--- WHAT THE EXERCISE ASKS ---
Write out the full listing exactly as given, minus the images.

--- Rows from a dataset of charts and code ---
———
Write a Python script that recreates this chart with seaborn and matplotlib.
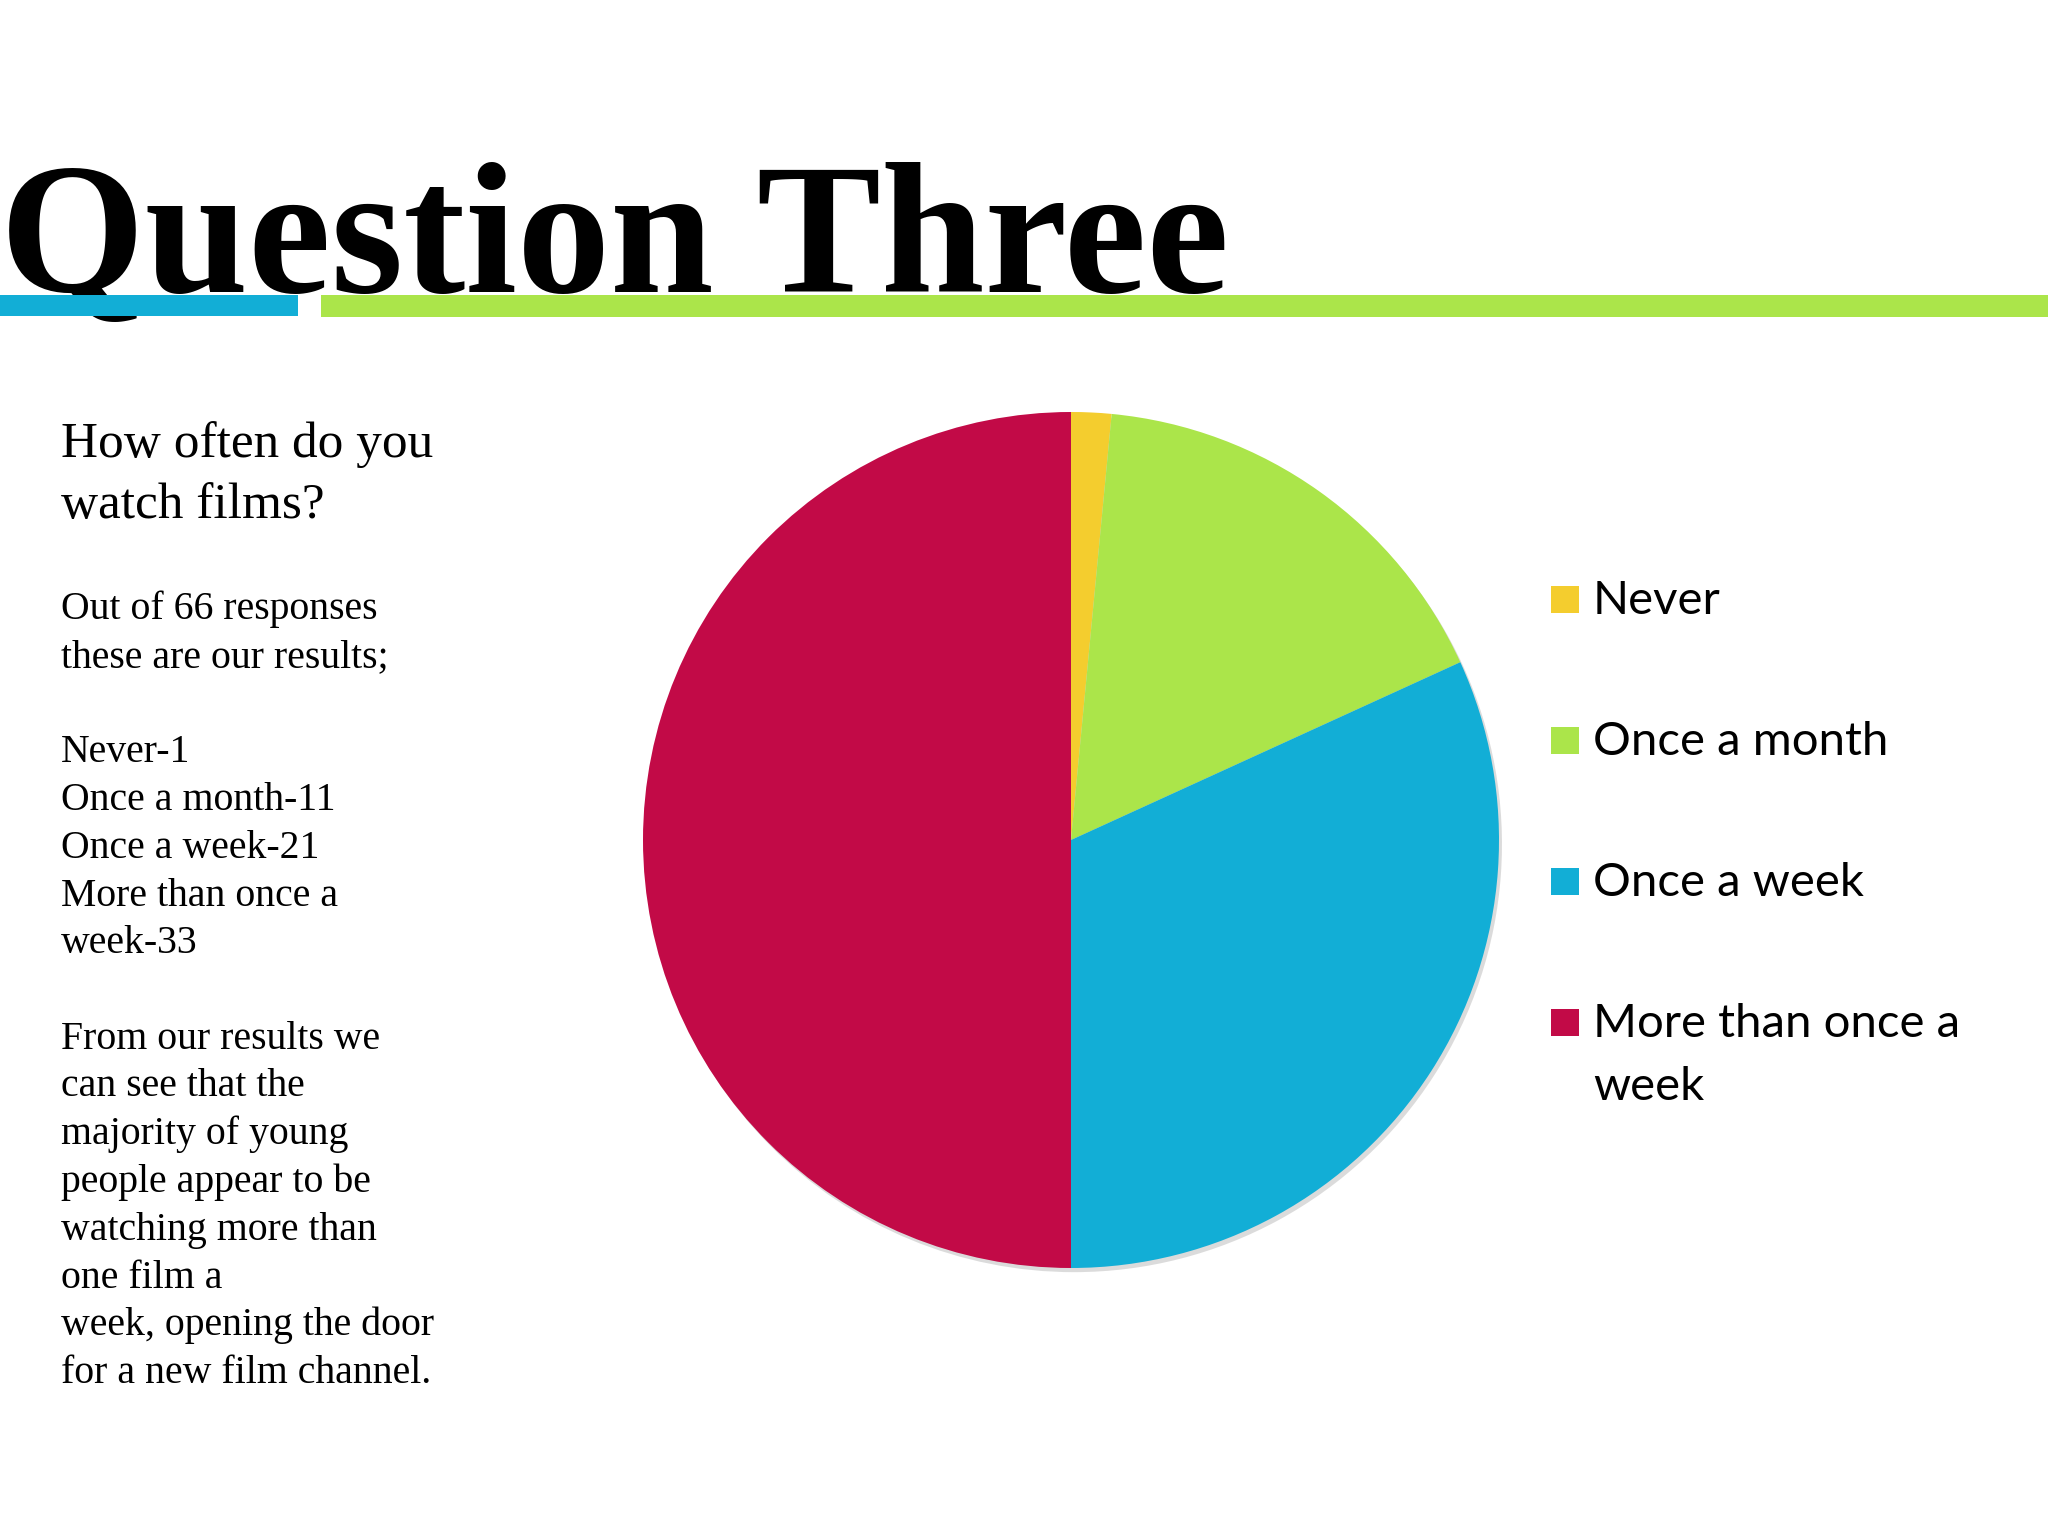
import matplotlib.pyplot as plt
import seaborn as sns
from matplotlib.patches import Rectangle

# Survey data: "How often do you watch films?" (66 responses)
categories = ["Never", "Once a month", "Once a week", "More than once a week"]
responses = [1, 11, 21, 33]
legend_labels = ["Never", "Once a month", "Once a week", "More than once a\nweek"]
colors = ["#F4CD2E", "#ABE54A", "#12AED6", "#C20A47"]

title = "Question Three"
heading_lines = ["How often do you", "watch films?"]
body_lines = [
    "Out of 66 responses",
    "these are our results;",
    "",
    "Never-1",
    "Once a month-11",
    "Once a week-21",
    "More than once a",
    "week-33",
    "",
    "From our results we",
    "can see that the",
    "majority of young",
    "people appear to be",
    "watching more than",
    "one film a",
    "week, opening the door",
    "for a new film channel.",
]

W, H = 2048, 1536


def fx(px):
    return px / W


def fy(py):
    return 1 - py / H


sns.set_theme(style="white")
plt.rcParams["font.family"] = ["Liberation Serif", "DejaVu Serif"]

fig = plt.figure(figsize=(W / 100, H / 100), dpi=100)
fig.patch.set_facecolor("white")

# Slide title with the coloured rules underneath
fig.text(fx(0), fy(292), title, fontsize=134, fontweight="bold",
         ha="left", va="baseline", color="black", zorder=3)
fig.add_artist(Rectangle((fx(0), fy(316)), fx(298), 21 / H,
                         transform=fig.transFigure, color=colors[2],
                         lw=0, zorder=5))
fig.add_artist(Rectangle((fx(321), fy(317)), fx(W - 321), 22 / H,
                         transform=fig.transFigure, color=colors[1],
                         lw=0, zorder=5))

# Left-hand text column
for i, line in enumerate(heading_lines):
    fig.text(fx(61), fy(457 + i * 61), line, fontsize=36.9,
             ha="left", va="baseline", color="black")
for i, line in enumerate(body_lines):
    if line:
        fig.text(fx(61), fy(619 + i * 47.75), line, fontsize=28.6,
                 ha="left", va="baseline", color="black")

# Pie chart
cx, cy, r = 1071, 840, 428
side = 2.5 * r
ax = fig.add_axes([fx(cx - side / 2), fy(cy + side / 2), side / W, side / H])
ax.pie(
    responses,
    colors=colors,
    startangle=90,
    counterclock=False,
    wedgeprops=dict(linewidth=0),
    shadow={"ox": 0.005, "oy": -0.007, "facecolor": "#8a8a8a",
            "edgecolor": "none", "alpha": 0.3},
)
ax.set_xlim(-1.25, 1.25)
ax.set_ylim(-1.25, 1.25)
ax.set_aspect("equal")
ax.axis("off")

# Legend on the right
for i, (label, col) in enumerate(zip(legend_labels, colors)):
    base = 614 + i * 141
    fig.add_artist(Rectangle((fx(1551), fy(base - 1)), fx(28), 27 / H,
                             transform=fig.transFigure, color=col, lw=0))
    for j, part in enumerate(label.split("\n")):
        fig.text(fx(1593), fy(base + j * 63), part, fontsize=34,
                 family=["Lato", "DejaVu Sans"], ha="left", va="baseline",
                 color="black")

fig.savefig("out.png", dpi=100, facecolor="white")
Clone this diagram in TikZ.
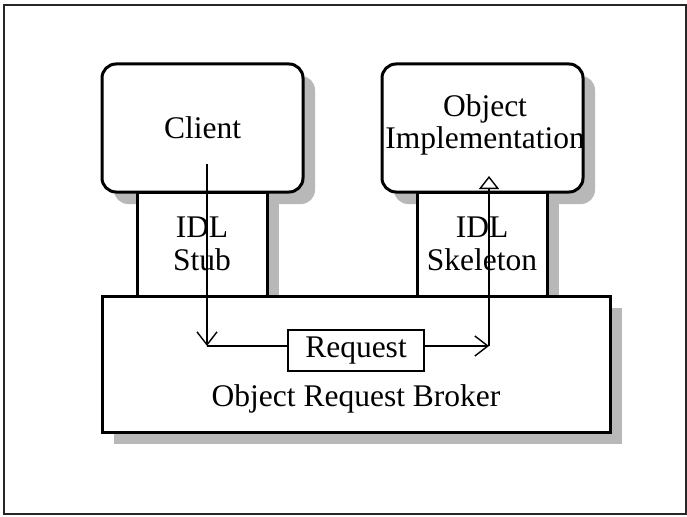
\documentclass[tikz,border=0pt]{standalone}
\usepackage{fontspec}
\setmainfont{Liberation Serif}
\usetikzlibrary{arrows.meta}
\begin{document}
\begin{tikzpicture}[x=1pt,y=-1pt,
  shadowc/.style={fill=black!28, draw=none},
  box/.style={draw=black, line width=3pt, fill=white, inner sep=0pt, outer sep=0pt},
  rbox/.style={box, rounded corners=14pt},
  lbl/.style={font=\fontsize{31.5}{32.5}\selectfont, align=center, inner sep=0pt},
  flow/.style={line width=1.4pt},
  barb/.style={-{Straight Barb[length=13pt,width=20pt,line width=1.4pt]}}]
\useasboundingbox (0,0) rectangle (687,516);
\draw[line width=1.3pt, black!85] (4,5) rectangle (686,514);
% shadows
\fill[shadowc, rounded corners=14pt] (114,76) rectangle (315,204);
\fill[shadowc, rounded corners=14pt] (394,76) rectangle (595,204);
\fill[shadowc] (149,204) rectangle (279,308);
\fill[shadowc] (429,204) rectangle (559,308);
\fill[shadowc] (114,308) rectangle (622,444);
% boxes
\node[box, minimum width=130pt, minimum height=104pt] (stub) at (202,244) {};
\node[box, minimum width=130pt, minimum height=104pt] (skel) at (482,244) {};
\node[rbox, minimum width=201pt, minimum height=128pt] (client) at (202.5,128) {};
\node[rbox, minimum width=201pt, minimum height=128pt] (impl) at (482.5,128) {};
\node[box, minimum width=508pt, minimum height=136pt] (orb) at (356,364) {};
\node[box, line width=1.5pt, minimum width=136pt, minimum height=41pt] (req) at (356,350.5) {};
% texts
\node[lbl] (tclient) at (client.center) {Client};
\node[lbl] (timpl) at (485,125) {Object\\Implementation};
\node[lbl] (tstub) at (202,244) {IDL\\Stub};
\node[lbl] (tskel) at (482,244) {IDL\\Skeleton};
\node[lbl] (torb) at (356,399) {Object Request Broker};
\node[lbl] (treq) at (req.center) {Request};
% connectors
\coordinate (a0) at (207,164);
\coordinate (a1) at (207,346);
\coordinate (b1) at (489,346);
\coordinate (b2) at (489,176);
\draw[flow, barb] (a0) -- (a1);
\draw[flow] (a1) -- (a1 -| req.west);
\draw[flow, barb] (req.east |- b1) -- (b1);
\draw[flow, -{Triangle[open,length=13pt,width=20pt,fill=white,line width=1.4pt]}] (b1) -- (b2);
\end{tikzpicture}
\end{document}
———
--- RESPONSE TO THE EXERCISE ---
Write a Python script that recreates this chart with seaborn and matplotlib.
import matplotlib.pyplot as plt
import seaborn as sns
from matplotlib.patches import Rectangle

# Survey data: "How often do you watch films?" (66 responses)
categories = ["Never", "Once a month", "Once a week", "More than once a week"]
responses = [1, 11, 21, 33]
legend_labels = ["Never", "Once a month", "Once a week", "More than once a\nweek"]
colors = ["#F4CD2E", "#ABE54A", "#12AED6", "#C20A47"]

title = "Question Three"
heading_lines = ["How often do you", "watch films?"]
body_lines = [
    "Out of 66 responses",
    "these are our results;",
    "",
    "Never-1",
    "Once a month-11",
    "Once a week-21",
    "More than once a",
    "week-33",
    "",
    "From our results we",
    "can see that the",
    "majority of young",
    "people appear to be",
    "watching more than",
    "one film a",
    "week, opening the door",
    "for a new film channel.",
]

W, H = 2048, 1536


def fx(px):
    return px / W


def fy(py):
    return 1 - py / H


sns.set_theme(style="white")
plt.rcParams["font.family"] = ["Liberation Serif", "DejaVu Serif"]

fig = plt.figure(figsize=(W / 100, H / 100), dpi=100)
fig.patch.set_facecolor("white")

# Slide title with the coloured rules underneath
fig.text(fx(0), fy(292), title, fontsize=134, fontweight="bold",
         ha="left", va="baseline", color="black", zorder=3)
fig.add_artist(Rectangle((fx(0), fy(316)), fx(298), 21 / H,
                         transform=fig.transFigure, color=colors[2],
                         lw=0, zorder=5))
fig.add_artist(Rectangle((fx(321), fy(317)), fx(W - 321), 22 / H,
                         transform=fig.transFigure, color=colors[1],
                         lw=0, zorder=5))

# Left-hand text column
for i, line in enumerate(heading_lines):
    fig.text(fx(61), fy(457 + i * 61), line, fontsize=36.9,
             ha="left", va="baseline", color="black")
for i, line in enumerate(body_lines):
    if line:
        fig.text(fx(61), fy(619 + i * 47.75), line, fontsize=28.6,
                 ha="left", va="baseline", color="black")

# Pie chart
cx, cy, r = 1071, 840, 428
side = 2.5 * r
ax = fig.add_axes([fx(cx - side / 2), fy(cy + side / 2), side / W, side / H])
ax.pie(
    responses,
    colors=colors,
    startangle=90,
    counterclock=False,
    wedgeprops=dict(linewidth=0),
    shadow={"ox": 0.005, "oy": -0.007, "facecolor": "#8a8a8a",
            "edgecolor": "none", "alpha": 0.3},
)
ax.set_xlim(-1.25, 1.25)
ax.set_ylim(-1.25, 1.25)
ax.set_aspect("equal")
ax.axis("off")

# Legend on the right
for i, (label, col) in enumerate(zip(legend_labels, colors)):
    base = 614 + i * 141
    fig.add_artist(Rectangle((fx(1551), fy(base - 1)), fx(28), 27 / H,
                             transform=fig.transFigure, color=col, lw=0))
    for j, part in enumerate(label.split("\n")):
        fig.text(fx(1593), fy(base + j * 63), part, fontsize=34,
                 family=["Lato", "DejaVu Sans"], ha="left", va="baseline",
                 color="black")

fig.savefig("out.png", dpi=100, facecolor="white")
Clone this diagram in TikZ.
\documentclass[tikz,border=0pt]{standalone}
\usepackage{fontspec}
\setmainfont{Liberation Serif}
\usetikzlibrary{arrows.meta}
\begin{document}
\begin{tikzpicture}[x=1pt,y=-1pt,
  shadowc/.style={fill=black!28, draw=none},
  box/.style={draw=black, line width=3pt, fill=white, inner sep=0pt, outer sep=0pt},
  rbox/.style={box, rounded corners=14pt},
  lbl/.style={font=\fontsize{31.5}{32.5}\selectfont, align=center, inner sep=0pt},
  flow/.style={line width=1.4pt},
  barb/.style={-{Straight Barb[length=13pt,width=20pt,line width=1.4pt]}}]
\useasboundingbox (0,0) rectangle (687,516);
\draw[line width=1.3pt, black!85] (4,5) rectangle (686,514);
% shadows
\fill[shadowc, rounded corners=14pt] (114,76) rectangle (315,204);
\fill[shadowc, rounded corners=14pt] (394,76) rectangle (595,204);
\fill[shadowc] (149,204) rectangle (279,308);
\fill[shadowc] (429,204) rectangle (559,308);
\fill[shadowc] (114,308) rectangle (622,444);
% boxes
\node[box, minimum width=130pt, minimum height=104pt] (stub) at (202,244) {};
\node[box, minimum width=130pt, minimum height=104pt] (skel) at (482,244) {};
\node[rbox, minimum width=201pt, minimum height=128pt] (client) at (202.5,128) {};
\node[rbox, minimum width=201pt, minimum height=128pt] (impl) at (482.5,128) {};
\node[box, minimum width=508pt, minimum height=136pt] (orb) at (356,364) {};
\node[box, line width=1.5pt, minimum width=136pt, minimum height=41pt] (req) at (356,350.5) {};
% texts
\node[lbl] (tclient) at (client.center) {Client};
\node[lbl] (timpl) at (485,125) {Object\\Implementation};
\node[lbl] (tstub) at (202,244) {IDL\\Stub};
\node[lbl] (tskel) at (482,244) {IDL\\Skeleton};
\node[lbl] (torb) at (356,399) {Object Request Broker};
\node[lbl] (treq) at (req.center) {Request};
% connectors
\coordinate (a0) at (207,164);
\coordinate (a1) at (207,346);
\coordinate (b1) at (489,346);
\coordinate (b2) at (489,176);
\draw[flow, barb] (a0) -- (a1);
\draw[flow] (a1) -- (a1 -| req.west);
\draw[flow, barb] (req.east |- b1) -- (b1);
\draw[flow, -{Triangle[open,length=13pt,width=20pt,fill=white,line width=1.4pt]}] (b1) -- (b2);
\end{tikzpicture}
\end{document}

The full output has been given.